───── TASK DATA

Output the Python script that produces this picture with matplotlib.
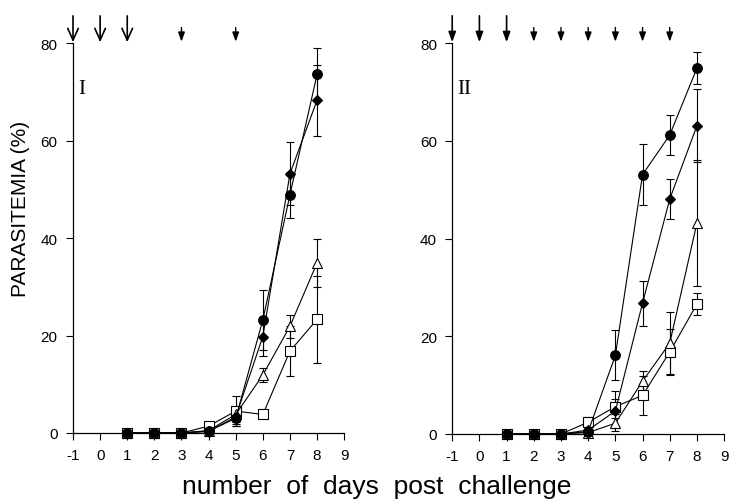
import matplotlib
matplotlib.use("Agg")
import matplotlib.pyplot as plt

plt.rcParams['font.family'] = ['Liberation Sans', 'DejaVu Sans']
plt.rcParams['axes.unicode_minus'] = False

days = [1, 2, 3, 4, 5, 6, 7, 8]

# panel I
p1_circle = [0, 0, 0, 0.4, 3.0, 23.2, 48.9, 73.6]
p1_circle_err = [0, 0, 0, 0.3, 1.5, 6.2, 4.7, 5.4]
p1_diamond = [0, 0, 0, 0.3, 3.3, 19.8, 53.2, 68.3]
p1_diamond_err = [0, 0, 0, 0.2, 1.5, 3.9, 6.5, 7.3]
p1_triangle = [0, 0, 0, 0.5, 3.8, 11.9, 21.9, 34.9]
p1_triangle_err = [0, 0, 0, 0.3, 1.5, 1.5, 2.4, 4.9]
p1_square = [0, 0, 0, 1.4, 4.5, 3.8, 16.8, 23.3]
p1_square_err = [0, 0, 0, 0.5, 3.0, 0.5, 5.2, 9.0]

# panel II
p2_circle = [0, 0, 0, 0.5, 16.1, 53.1, 61.2, 74.9]
p2_circle_err = [0, 0, 0, 0.3, 5.1, 6.2, 4.0, 3.3]
p2_diamond = [0, 0, 0, 0.8, 4.7, 26.8, 48.1, 63.1]
p2_diamond_err = [0, 0, 0, 0.4, 4.0, 4.6, 4.0, 7.5]
p2_triangle = [0, 0, 0, 0.3, 2.2, 10.8, 18.6, 43.2]
p2_triangle_err = [0, 0, 0, 0.2, 1.0, 2.0, 6.4, 12.9]
p2_square = [0, 0, 0, 2.4, 5.6, 7.9, 16.8, 26.6]
p2_square_err = [0, 0, 0, 1.0, 1.5, 4.0, 4.7, 2.2]

# injection days (big = first series, small = boosters)
p1_big_arrows = [-1, 0, 1]
p1_small_arrows = [3, 5]
p2_big_arrows = [-1, 0, 1]
p2_small_arrows = [2, 3, 4, 5, 6, 7]

x_ticks = list(range(-1, 10))
y_ticks = [0, 20, 40, 60, 80]

fig = plt.figure(figsize=(7.45, 5.02), dpi=100)
ax1 = fig.add_axes([0.098, 0.1355, 0.364, 0.7765])
ax2 = fig.add_axes([0.607, 0.1335, 0.365, 0.7785])


def draw_panel(ax, series, big, small, big_style, label, label_x):
    for y, err, marker, face, ms in series:
        ax.errorbar(days, y, yerr=err, fmt='-', color='black', lw=0.8,
                    elinewidth=0.8, capsize=3, capthick=0.8,
                    marker=marker, mfc=face, mec='black', mew=0.8, ms=ms,
                    clip_on=False, zorder=3)
    for x in big:
        ax.annotate('', xy=(x, 80.2), xytext=(x, 85.6), xycoords='data',
                    annotation_clip=False,
                    arrowprops=dict(arrowstyle=big_style, color='black', lw=1.2,
                                    shrinkA=0, shrinkB=0, mutation_scale=10))
    for x in small:
        ax.annotate('', xy=(x, 80.3), xytext=(x, 83.2), xycoords='data',
                    annotation_clip=False,
                    arrowprops=dict(arrowstyle='-|>,head_length=0.55,head_width=0.2',
                                    color='black', lw=1.0,
                                    shrinkA=0, shrinkB=0, mutation_scale=10))
    ax.text(label_x, 70.8, label, family='Liberation Serif', fontsize=15,
            ha='center', va='center')
    ax.set_xlim(-1, 9)
    ax.set_ylim(0, 80)
    ax.set_xticks(x_ticks)
    ax.set_yticks(y_ticks)
    ax.tick_params(direction='out', length=5, width=0.8, labelsize=11, pad=6)
    for s in ['top', 'right']:
        ax.spines[s].set_visible(False)
    for s in ['left', 'bottom']:
        ax.spines[s].set_linewidth(0.9)


draw_panel(ax1,
           [(p1_square, p1_square_err, 's', 'white', 6.5),
            (p1_triangle, p1_triangle_err, '^', 'white', 7),
            (p1_diamond, p1_diamond_err, 'D', 'black', 5.5),
            (p1_circle, p1_circle_err, 'o', 'black', 7)],
           p1_big_arrows, p1_small_arrows,
           '->,head_length=0.85,head_width=0.38', 'I', -0.67)

draw_panel(ax2,
           [(p2_square, p2_square_err, 's', 'white', 6.5),
            (p2_triangle, p2_triangle_err, '^', 'white', 7),
            (p2_diamond, p2_diamond_err, 'D', 'black', 5.5),
            (p2_circle, p2_circle_err, 'o', 'black', 7)],
           p2_big_arrows, p2_small_arrows,
           '-|>,head_length=0.6,head_width=0.22', 'II', -0.56)

fig.text(0.028, 0.584, 'PARASITEMIA (%)', rotation=90, fontsize=15,
         ha='center', va='center')
fig.text(0.506, 0.03, 'number  of  days  post  challenge', fontsize=19,
         ha='center', va='center')

fig.savefig('out.png', dpi=100, facecolor='white')
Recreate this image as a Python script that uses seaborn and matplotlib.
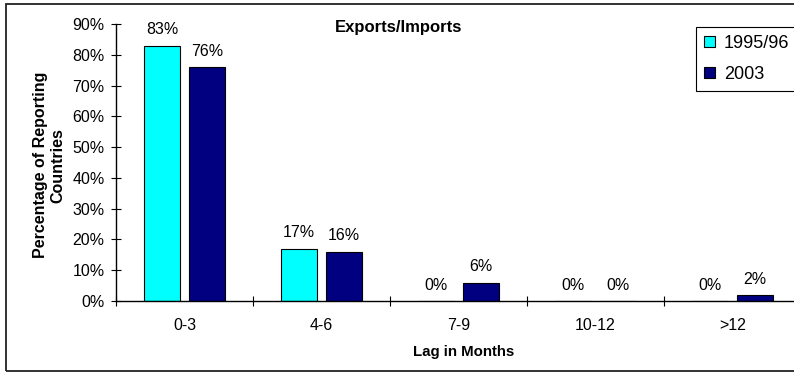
import matplotlib
matplotlib.use("Agg")
import matplotlib.pyplot as plt
import seaborn as sns
import pandas as pd
from matplotlib.patches import Rectangle, Patch
from matplotlib.ticker import FuncFormatter

# Reporting lag groups and the share of countries in each
lag_groups = ["0-3", "4-6", "7-9", "10-12", ">12"]
share_1995_96 = [83, 17, 0, 0, 0]
share_2003 = [76, 16, 6, 0, 2]
series_names = ["1995/96", "2003"]
series_colors = ["#00FFFF", "#000080"]
y_ticks = [0, 10, 20, 30, 40, 50, 60, 70, 80, 90]

df = pd.DataFrame({
    "Lag": lag_groups * 2,
    "Share": share_1995_96 + share_2003,
    "Period": [series_names[0]] * len(lag_groups) + [series_names[1]] * len(lag_groups),
})

sns.set_style("ticks")
plt.rcParams["font.family"] = ["Liberation Sans", "DejaVu Sans"]
plt.rcParams["text.color"] = "black"
plt.rcParams["axes.labelcolor"] = "black"
plt.rcParams["xtick.color"] = "black"
plt.rcParams["ytick.color"] = "black"
plt.rcParams["axes.edgecolor"] = "black"

W, H = 794, 373
fig = plt.figure(figsize=(W / 100, H / 100), dpi=100)
fig.patch.set_facecolor("white")

# outer chart frame
fig.patches.append(Rectangle((6 / W, 2 / H), 1.2, 367 / H,
                             transform=fig.transFigure, fill=False,
                             edgecolor="#222222", linewidth=1.3))

ax = fig.add_axes([116 / W, 1 - 301 / H, 685 / W, 277 / H])
sns.barplot(data=df, x="Lag", y="Share", hue="Period", order=lag_groups,
            hue_order=series_names, palette=series_colors, saturation=1,
            width=0.65, gap=0.18, edgecolor="black", linewidth=0.8,
            errorbar=None, legend=False, ax=ax)

# value labels on each bar
for container, values in zip(ax.containers, [share_1995_96, share_2003]):
    ax.bar_label(container, labels=[f"{v}%" for v in values], padding=6,
                 fontsize=11.5)

ax.set_ylim(0, 90)
ax.set_xlim(-0.5, len(lag_groups) - 0.5)
ax.set_yticks(y_ticks)
ax.yaxis.set_major_formatter(FuncFormatter(lambda v, _: f"{v:.0f}%"))
ax.set_xticks([i - 0.5 for i in range(len(lag_groups) + 1)], minor=True)

ax.tick_params(axis="y", which="major", left=True, direction="inout",
               length=6.5, width=0.8, pad=5, labelsize=11.5)
ax.tick_params(axis="x", which="major", bottom=True, length=0, pad=12,
               labelsize=11.5)
ax.tick_params(axis="x", which="minor", bottom=True, direction="inout",
               length=7, width=0.8)
ax.tick_params(axis="y", which="minor", left=False)

sns.despine(ax=ax)
for side in ("left", "bottom"):
    ax.spines[side].set_linewidth(1.0)
    ax.spines[side].set_color("black")

ax.set_xlabel("Lag in Months", fontweight="bold", fontsize=10.8)
ax.xaxis.set_label_coords(0.507, (301 - 345) / 277)
ax.set_ylabel("Percentage of Reporting\nCountries", fontweight="bold",
              fontsize=11.5, multialignment="center")
ax.yaxis.set_label_coords(-0.074, 0.49)

fig.text(0.502, 1 - 27.5 / H, "Exports/Imports", ha="center", va="center",
         fontweight="bold", fontsize=12)

handles = [Patch(facecolor=c, edgecolor="black", linewidth=0.8) for c in series_colors]
leg = ax.legend(handles, series_names, loc="upper left",
                bbox_to_anchor=(696 / W, 1 - 27 / H), bbox_transform=fig.transFigure,
                frameon=True, fancybox=False, framealpha=1, edgecolor="black",
                fontsize=13, handlelength=0.6, handleheight=0.6,
                handletextpad=0.5, labelspacing=0.75, borderpad=0.45,
                borderaxespad=0)
leg.get_frame().set_linewidth(0.8)

fig.savefig("out.png", dpi=100)
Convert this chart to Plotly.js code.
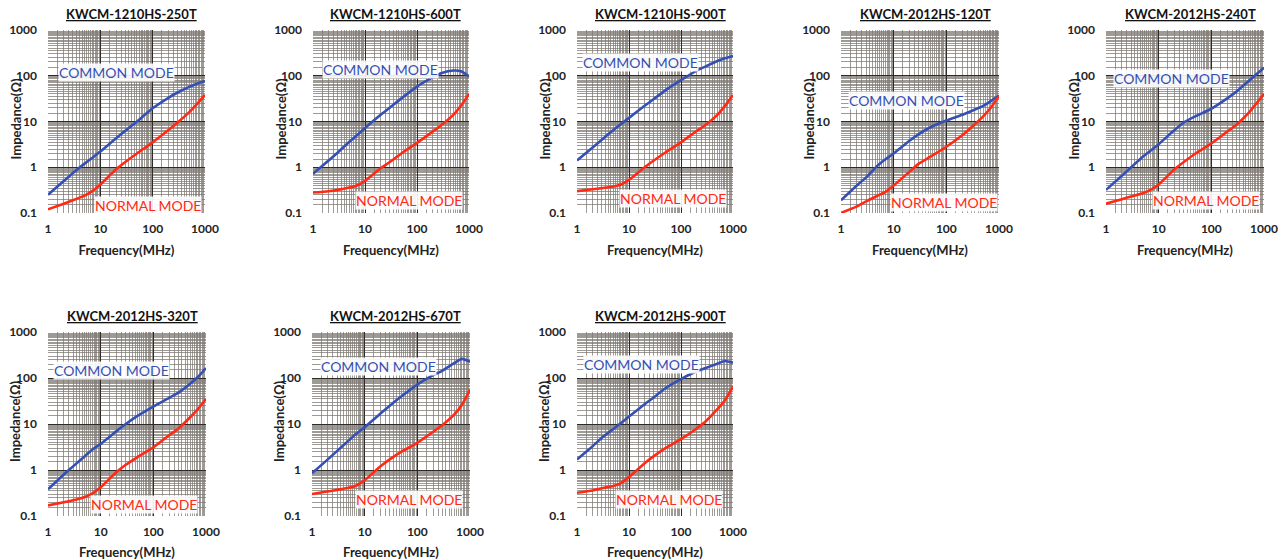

──────────

**GIVEN PROBLEM:** All lines above starting at the one with "Recreate this image" and ending at the one with "from matplotlib.ticker import FuncFormatter", inclusive, are to be printed again exactly, with the pictures left out.

**RESULT FOR THIS EXERCISE:**
Recreate this image as a Python script that uses seaborn and matplotlib.
import matplotlib
matplotlib.use("Agg")
import matplotlib.pyplot as plt
import seaborn as sns
import pandas as pd
from matplotlib.patches import Rectangle, Patch
from matplotlib.ticker import FuncFormatter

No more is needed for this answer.